Thursday 27 November 2014

William Gibson on NEUROMANCER

I went, (along with a whole load of other fortyish guys dressed in black), to hear William Gibson talk about NEUROMANCER. Which was published thirty years ago.

For those of you who don't know it, the book is an amazingly prescient work of tech-noir - a great story that invented the concept of an internet, and the term cyberspace; inspired dozens of imitations, including THE MATRIX; kicked off a whole subculture - 'cyberpunk'; and has been seriously called the most influential book of the 20th century.

Go and read it if you haven't, it stands up well. It's about a junkie hacker living in a dystopian urban mess called the 'sprawl' who is hired by an Artificial Intelligence to put a team together for a mysterious heist. It certainly made a big impression on me when I read at seventeen or so, adding fuel to my desire to get out of suburban Wales and find somewhere a bit more cool and sprawlish.

Gibson himself came across as clear-eyed, affable, a cool academic with - suitably enough - an unplaceable, mid-Atlantic accent.

If he is bored of talking about his oldest book he didn't show it. He said he invented cyberspace - in the story a virtual world rather like that of Second Life - after watching teens playing arcade games: craning over their machines, they seemed so eager to enter the screen - what if they could? He said that as well as an original arena for a story it was a handy way to solve the age old writer's problem of how to efficiently get people in and out of rooms.

In similar self-deprecatory fashion, he said that the prose flights of fancy that the book indulges in, particularly in describing its two Artificial Intelligences, was a way to paper over some wayward plotting.

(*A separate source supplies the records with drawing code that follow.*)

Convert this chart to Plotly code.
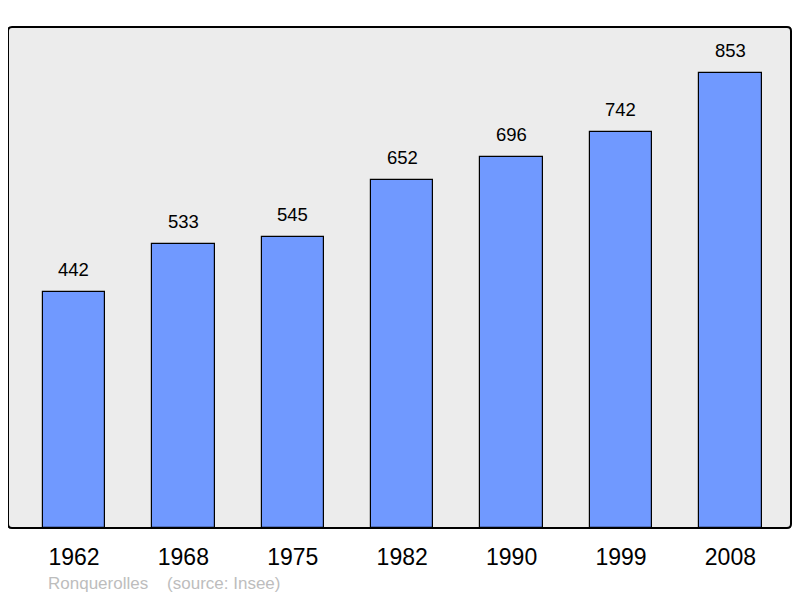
import plotly.graph_objects as go

years = ["1962", "1968", "1975", "1982", "1990", "1999", "2008"]
population = [442, 533, 545, 652, 696, 742, 853]

xs = list(range(len(years)))

fig = go.Figure()
fig.add_trace(go.Bar(
    x=xs, y=population, width=0.57,
    marker=dict(color="#7099ff", line=dict(color="#000000", width=1.2)),
    hoverinfo="skip",
))

for x, v in zip(xs, population):
    fig.add_annotation(x=x, y=v, text=str(v), showarrow=False,
                       yanchor="bottom", yshift=10,
                       font=dict(family="Liberation Sans, Arial", size=18.5, color="#000000"))

# rounded frame around the plot area (paper coordinates)
rx, ry = 4 / 783, 4 / 501
path = (f"M {rx},0 L {1-rx},0 Q 1,0 1,{ry} L 1,{1-ry} Q 1,1 {1-rx},1 "
        f"L {rx},1 Q 0,1 0,{1-ry} L 0,{ry} Q 0,0 {rx},0 Z")
fig.add_shape(type="path", xref="paper", yref="paper", path=path,
              line=dict(color="#000000", width=2), layer="above")

fig.add_annotation(xref="paper", yref="paper", x=(46 - 8) / 783, y=-(583 - 528) / 501,
                   xanchor="left", yanchor="middle", showarrow=False,
                   text="Ronquerolles &nbsp;&nbsp;&nbsp;(source: Insee)",
                   font=dict(family="Liberation Sans, Arial", size=17, color="#bdbdbd"))

fig.update_layout(
    width=792, height=590,
    margin=dict(l=0, r=9, t=19, b=70, pad=0),
    paper_bgcolor="#ffffff", plot_bgcolor="#ececec",
    showlegend=False,
    xaxis=dict(range=[-0.603, 6.554], tickmode="array", tickvals=xs, ticktext=years,
               showgrid=False, zeroline=False, ticks="", ticklen=0, ticklabelstandoff=13,
               tickfont=dict(family="Liberation Sans, Arial", size=23, color="#000000")),
    yaxis=dict(range=[0, 939], showgrid=False, zeroline=False, showticklabels=False),
    bargap=0,
)
fig.write_html("out.html")
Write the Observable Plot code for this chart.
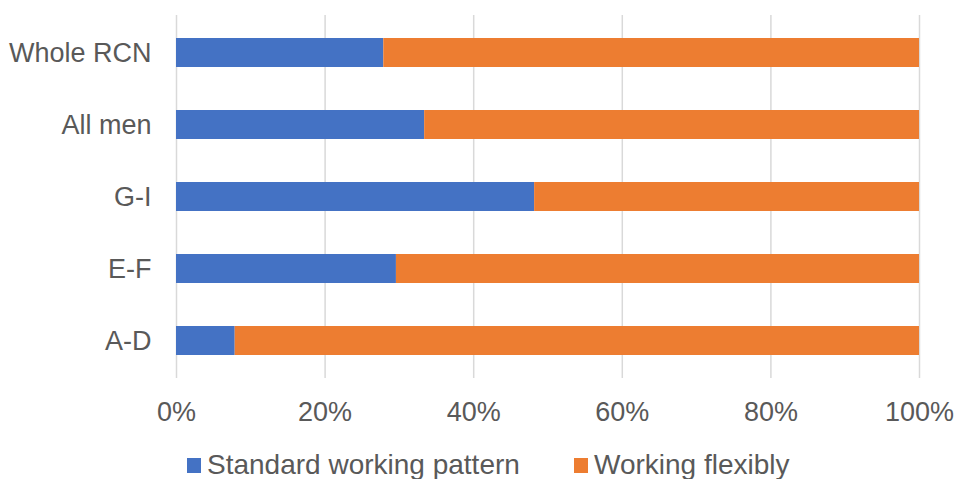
<!DOCTYPE html>
<html><head><meta charset="utf-8">
<script src="https://cdn.jsdelivr.net/npm/d3@7"></script>
<script src="https://cdn.jsdelivr.net/npm/@observablehq/plot@0.6"></script>
<style>
html,body{margin:0;padding:0;background:#fff;}
#chart svg{display:block;}
</style></head><body><div id="chart"></div>
<script>
const categories = ["Whole RCN", "All men", "G-I", "E-F", "A-D"];
const standard = [27.9, 33.4, 48.2, 29.6, 7.9];
const flexible = [72.1, 66.6, 51.8, 70.4, 92.1];
const seriesNames = ["Standard working pattern", "Working flexibly"];
const colors = ["#4472C4", "#ED7D31"];
const xTicks = [0, 20, 40, 60, 80, 100];

const rows = [];
categories.forEach((c, i) => {
  rows.push({category: c, series: seriesNames[0], value: standard[i]});
  rows.push({category: c, series: seriesNames[1], value: flexible[i]});
});

const font = "'Liberation Sans', Arial, sans-serif";
const textColor = "#595959";

const plot = Plot.plot({
  width: 956,
  height: 440,
  marginLeft: 176,
  marginRight: 37,
  marginTop: 15,
  marginBottom: 62,
  style: {fontFamily: font, color: textColor, background: "#fff"},
  x: {domain: [0, 100], label: null},
  y: {domain: categories, paddingInner: 0.6, paddingOuter: 0.3, label: null},
  color: {domain: seriesNames, range: colors},
  marks: [
    Plot.ruleX(xTicks, {stroke: "#d9d9d9", strokeWidth: 1.5}),
    Plot.barX(rows, Plot.stackX({x: "value", y: "category", fill: "series", order: seriesNames})),
    Plot.axisX({ticks: xTicks, tickFormat: d => d + "%", tickSize: 0, tickPadding: 23, fontSize: 27, label: null}),
    Plot.axisY({tickSize: 0, tickPadding: 25, fontSize: 27, label: null})
  ]
});
document.getElementById("chart").appendChild(plot);

// legend below the chart
const legend = d3.select("#chart").append("svg")
  .attr("width", 956).attr("height", 39)
  .style("display", "block")
  .style("font-family", font);
const legendX = [187, 574];
seriesNames.forEach((name, i) => {
  const g = legend.append("g");
  g.append("rect").attr("x", legendX[i]).attr("y", 18).attr("width", 14).attr("height", 15).attr("fill", colors[i]);
  g.append("text")
    .attr("x", legendX[i] + 20).attr("y", 34)
    .attr("font-size", 28).attr("fill", textColor)
    .text(name);
});
</script></body></html>
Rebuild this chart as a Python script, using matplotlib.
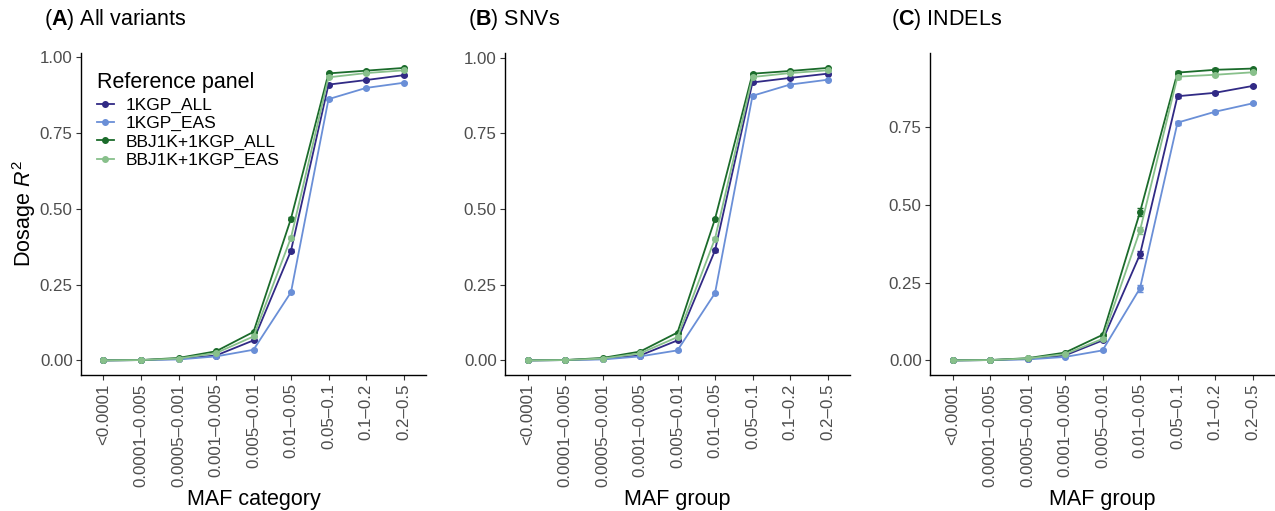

And he was quick to point out that he wasn't the first to write characters who were constructs inside a computer - apparently that was Alfred Bester, in a story called 'I have no mouth but I must scream'. He referenced one of his book's few blind spots by pointing out that any modern kid who read it would think the plot must hinge around how the AIs managed to uninvent the mobile phone.

Other influences and antecedents he acknowledged included Philip K Dick, Meryvn Peake, and William Burroughs - who he described as like a musician sitting with an electric guitar and an arc of pedals, when all the other writers were still acoustic. He wanted some of that wa-wa.

Asked why nothing he had written had been turned into a decent film, he accepted that the Wachowski's had stolen his best ideas, but lived in hope.

One of the things that made his invented world seem so real was its attention to surface detail - giving 'eyeball kicks', he called it - and branding. But as well as inventing cool names for new things (I still want an Ono Sendai) he felt he needed to keep the story anchored by using familiar tropes: So, for example, Case, the hero, is addicted to the rather archaic amphetamines, rather than some ritzy invented designer drug.

Another striking and prescient story point is the power of corporate 'zaibatsus'. The idea for those super-companies came, he said, from a college anthropology course, where a lecturer pointed out that an alien arriving on earth, looking for the most powerful entity to talk to, would conclude that the the dominant social lifeform was not the nation state but the multi-national corporation. Even during wars, he pointed out, they could split in two and sell to both sides.

So he took a lot of things that were happening, or starting to happen, and extrapolated brilliantly to create a future world, parts of which are now coming to pass.

He wrote the book as a commission, in 18 months, and if he hadn't had to do it he wouldn't have done it at all. Overall he gave the impression that he had written it the way first books are often written -frantically collating sets of disparate influences, solving problems by elision, making up the rules as he went along.

And he ended up with something magnificent. Skilful guy.


1 comment:

  1. Nice to hear his honest appraisals of Its failings. Wish I'd been there. Good write-up. Thanks.